La situation anglaise est très différente de la situation française. Il faut tenir compte de deux grandes différences. La première concerne le débat sur l’immigration. L’Angleterre a mis en place une politique multiculturelle qui n’a rien à voir avec ce qui se passe en France. Du coup, le choc entre la réalité et le discours idéal sur la diversité est beaucoup plus fort. Rappelons que David Cameron a parlé d’un échec du multiculturalisme en février 2011. Des affaires terribles ont été révélées, notamment le scandale de Rotherham, où 1400 enfants, Blancs pour la plupart, ont été soumis à divers sévices par des migrants, les services sociaux n’ayant pas osé intervenir de peur d’être taxés de racisme. Un débat comparable s’est posé pour l’excision. Un rapport parlementaire de juillet 2014, inquiet devant l’ampleur du phénomène, a critiqué la trop grande tolérance des institutions britanniques devant ces pratiques au nom de la diversité culturelle. Le rapport va jusqu’à vanter les mérites de la stratégie répressive à la française.

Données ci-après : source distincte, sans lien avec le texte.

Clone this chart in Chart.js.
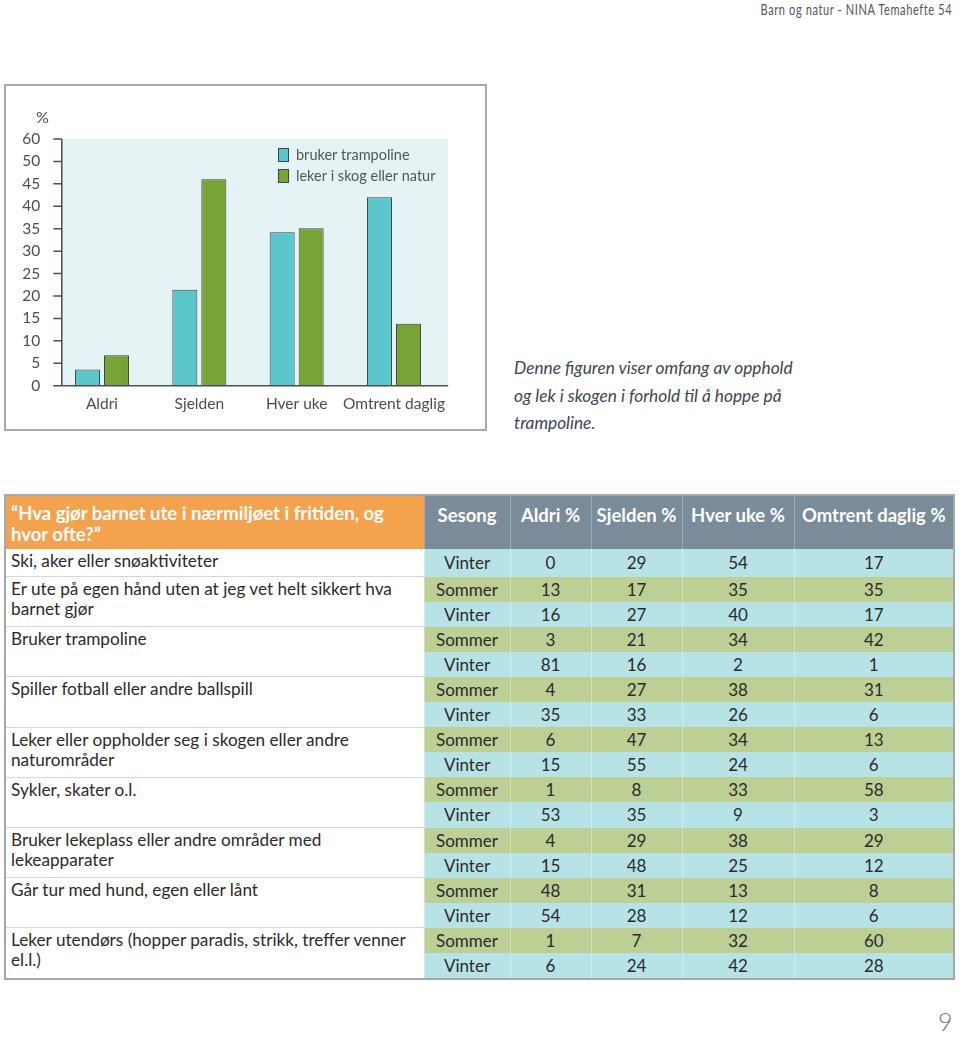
<!DOCTYPE html>
<html>
<head>
<meta charset="utf-8">
<script src="https://cdn.jsdelivr.net/npm/chart.js@4/dist/chart.umd.min.js"></script>
<style>
  html, body { margin:0; padding:0; background:#fff; }
  body { width:960px; height:1037px; position:relative; overflow:hidden; font-family: Lato, "Open Sans", sans-serif; }
  #hdr { position:absolute; right:8px; top:1px; font-size:14.5px; color:#555; transform:scaleX(0.76); transform-origin:right center; white-space:nowrap; letter-spacing:0.8px; }
  #box { position:absolute; left:4px; top:84px; width:479px; height:343px; border:2px solid #a3abb0; background:#fff; }
  #cv { position:absolute; left:0px; top:0px; }
  #pct { position:absolute; left:30px; top:21px; font-size:16px; color:#4d4d4d; }
  #caption { position:absolute; left:514px; top:354px; font-size:17.3px; line-height:27.5px; font-style:italic; color:#3c4752; white-space:nowrap; }
  #tbl { position:absolute; left:4px; top:494px; border-collapse:collapse; table-layout:fixed; border:2px solid #a0a9ae; font-size:17px; color:#2b2b2b; }
  #tbl th { height:45px; padding:0; font-weight:bold; color:#fff; font-size:18.5px; vertical-align:top; }
  #tbl th.q { background:#f5a24e; text-align:left; padding:7px 0 0 5px; line-height:21px; font-size:18.5px; white-space:nowrap; }
  #tbl th.g { background:#7a8c99; padding-top:8px; border-left:1px solid #9aaab4; white-space:nowrap; }
  #tbl td { height:25.1px; padding:0; text-align:center; white-space:nowrap; }
  #tbl td.lab { text-align:left; vertical-align:top; padding:2px 0 0 5px; line-height:20px; background:#fff; border-bottom:1px solid #c9dbe1; font-size:17.2px; }
  #tbl tr.s td.v { background:#bccf94; }
  #tbl tr.w td.v { background:#b8e3e6; }
  #tbl td.v { border-left:1px solid rgba(255,255,255,0.35); }
  #pg { position:absolute; left:938px; top:1008px; font-size:25px; line-height:26px; color:#777; font-weight:300; }
</style>
</head>
<body>
<div id="hdr">Barn og natur - NINA Temahefte 54</div>
<div id="box">
  <canvas id="cv" width="479" height="343"></canvas>
  <div id="pct">%</div>
</div>
<div id="caption">Denne figuren viser omfang av opphold<br>og lek i skogen i forhold til å hoppe på<br>trampoline.</div>
<table id="tbl"></table>
<div id="pg">9</div>
<script>
// ---- Chart data ----
const categories = ['Aldri', 'Sjelden', 'Hver uke', 'Omtrent daglig'];
const seriesNames = ['bruker trampoline', 'leker i skog eller natur'];
const trampoline = [3.6, 21.4, 34.2, 42];
const skog = [6.8, 46, 35.1, 13.8];
const yTickLabels = ['0', '5', '10', '15', '20', '25', '30', '35', '40', '45', '50', '60'];

// ---- Table data ----
const tableHeader = ['\u201CHva gjør barnet ute i nærmiljøet i fritiden, og<br>hvor ofte?\u201D', 'Sesong', 'Aldri %', 'Sjelden %', 'Hver uke %', 'Omtrent daglig %'];
const activities = [
  'Ski, aker eller snøaktiviteter',
  'Er ute på egen hånd uten at jeg vet helt sikkert hva<br>barnet gjør',
  'Bruker trampoline',
  'Spiller fotball eller andre ballspill',
  'Leker eller oppholder seg i skogen eller andre<br>naturområder',
  'Sykler, skater o.l.',
  'Bruker lekeplass eller andre områder med<br>lekeapparater',
  'Går tur med hund, egen eller lånt',
  'Leker utendørs (hopper paradis, strikk, treffer venner<br>el.l.)'
];
const activityRows = [1, 2, 2, 2, 2, 2, 2, 2, 2];
const seasons = ['Vinter','Sommer','Vinter','Sommer','Vinter','Sommer','Vinter','Sommer','Vinter','Sommer','Vinter','Sommer','Vinter','Sommer','Vinter','Sommer','Vinter'];
const aldri = [0,13,16,3,81,4,35,6,15,1,53,4,15,48,54,1,6];
const sjelden = [29,17,27,21,16,27,33,47,55,8,35,29,48,31,28,7,24];
const hverUke = [54,35,40,34,2,38,26,34,24,33,9,38,25,13,12,32,42];
const omtrentDaglig = [17,35,17,42,1,31,6,13,6,58,3,29,12,8,6,60,28];

// ---- Build table ----
(function(){
  const t = document.getElementById('tbl');
  const widths = [419, 86, 81, 91, 112, 160];
  let cg = '<colgroup>' + widths.map(w => '<col style="width:' + w + 'px">').join('') + '</colgroup>';
  let h = '<tr>' + tableHeader.map((x, i) => '<th class="' + (i === 0 ? 'q' : 'g') + '">' + x + '</th>').join('') + '</tr>';
  let r = 0, body = '';
  activities.forEach((a, ai) => {
    for (let k = 0; k < activityRows[ai]; k++) {
      const cls = seasons[r] === 'Sommer' ? 's' : 'w';
      body += '<tr class="' + cls + '">';
      if (k === 0) body += '<td class="lab" rowspan="' + activityRows[ai] + '">' + a + '</td>';
      body += '<td class="v">' + seasons[r] + '</td><td class="v">' + aldri[r] + '</td><td class="v">' + sjelden[r] + '</td><td class="v">' + hverUke[r] + '</td><td class="v">' + omtrentDaglig[r] + '</td>';
      body += '</tr>';
      r++;
    }
  });
  t.innerHTML = cg + h + body;
})();

// ---- Chart ----
const FONT = 'Lato, "Open Sans", sans-serif';
const AXIS_OFFSET = 8.5;
const decor = {
  id: 'decor',
  beforeDatasetsDraw(chart) {
    const { ctx, chartArea: a } = chart;
    ctx.save();
    ctx.fillStyle = '#e5f3f5';
    ctx.fillRect(a.left + AXIS_OFFSET, a.top, a.right + 5.5 - (a.left + AXIS_OFFSET), a.bottom - a.top);
    ctx.restore();
  },
  afterDatasetsDraw(chart) {
    const { ctx, chartArea: a, scales } = chart;
    const y = scales.y;
    ctx.save();
    ctx.strokeStyle = '#4a4f52';
    ctx.lineWidth = 1.5;
    const ax = a.left + AXIS_OFFSET;
    ctx.beginPath();
    ctx.moveTo(ax, a.top);
    ctx.lineTo(ax, a.bottom);
    y.ticks.forEach(t => {
      const py = y.getPixelForValue(t.value);
      ctx.moveTo(a.left, py);
      ctx.lineTo(ax, py);
    });
    ctx.moveTo(a.left, a.bottom);
    ctx.lineTo(a.right + 5.5, a.bottom);
    ctx.stroke();
    // legend
    chart.data.datasets.forEach((ds, i) => {
      const lx = 272, ly = 62 + i * 21;
      ctx.fillStyle = ds.backgroundColor;
      ctx.fillRect(lx, ly, 11, 14);
      ctx.strokeStyle = '#3d4448';
      ctx.lineWidth = 1;
      ctx.strokeRect(lx + 0.5, ly + 0.5, 10, 13);
      ctx.fillStyle = '#555';
      ctx.font = '14.5px ' + FONT;
      ctx.textBaseline = 'middle';
      ctx.textAlign = 'left';
      ctx.fillText(ds.label, lx + 18, ly + 7.5);
    });
    ctx.restore();
  }
};

new Chart(document.getElementById('cv'), {
  type: 'bar',
  data: {
    labels: categories,
    datasets: [
      { label: seriesNames[0], data: trampoline, backgroundColor: '#5cc6cd', borderColor: '#3d4448', borderWidth: 1, borderSkipped: 'bottom' },
      { label: seriesNames[1], data: skog, backgroundColor: '#77a535', borderColor: '#3d4448', borderWidth: 1, borderSkipped: 'bottom' }
    ]
  },
  options: {
    responsive: false,
    animation: false,
    devicePixelRatio: 1,
    categoryPercentage: 0.596,
    barPercentage: 0.862,
    layout: { padding: { left: 0, top: 53, right: 42.3, bottom: 0 } },
    plugins: { legend: { display: false }, tooltip: { enabled: false } },
    scales: {
      x: {
        grid: { display: false },
        border: { display: false },
        ticks: { color: '#4d4d4d', font: { family: FONT, size: 15.5 }, padding: 1, maxRotation: 0, autoSkip: false },
        afterFit(s) { s.height = 43.3; }
      },
      y: {
        min: 0, max: 55,
        grid: { display: false },
        border: { display: false },
        ticks: {
          stepSize: 5,
          color: '#4d4d4d',
          font: { family: FONT, size: 15.5 },
          padding: 5,
          callback: (v, i) => yTickLabels[i]
        },
        afterFit(s) { s.width = 47.3; }
      }
    }
  },
  plugins: [decor]
});
</script>
</body>
</html>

La seconde différence concerne le système des partis politiques. Le parti UKIP ne souffre pas de la même réputation sulfureuse qui entoure le Front national. L’Angleterre n’a pas connu la Collaboration. De plus, les guerres de décolonisation n’ont pas laissé les mêmes traumatismes. On pourrait ajouter que l’europhobie est beaucoup plus répandue dans la société et parmi les élites, elle n’a pas la dimension transgressive qui l’entoure en France. Du coup, le mécanisme de délégitimation du vote pour l’UKIP est moins puissant. C’est d’ailleurs ce qui explique l’inquiétude de David Cameron, dont il faut rappeler qu’il s’est personnellement engagé pour tenter de sauver le candidat conservateur dans la dernière élection partielle. Pour lui, le risque est de voir les élus conservateurs quitter le navire les uns après les autres. En France, ce risque d’hémorragie est quasiment impossible. Tel est bien le drame du FN : il a des électeurs mais il n’est pas en mesure de leur offrir un débouché politique, faute d’avoir un réseau d’élus crédible. Si l’UKIP parvient à attirer d’autres parlementaires, l’avenir du parti conservateur pourrait être menacé. C’est une des raisons qui expliquent la radicalisation de Cameron sur la politique migratoire. D’une certaine façon, cela montre aussi que le système politique anglais réagit mieux aux préoccupations populaires que le système politique français.

Il faudra donc suivre avec attention le résultat des prochaines échéances législatives de 2015 en Angleterre. Elles donneront de précieuses indications sur l’importance que les électeurs attachent à l’immigration, mais aussi sur la capacité des partis traditionnels à limiter l’hémorragie de leurs électeurs vers la droite radicale.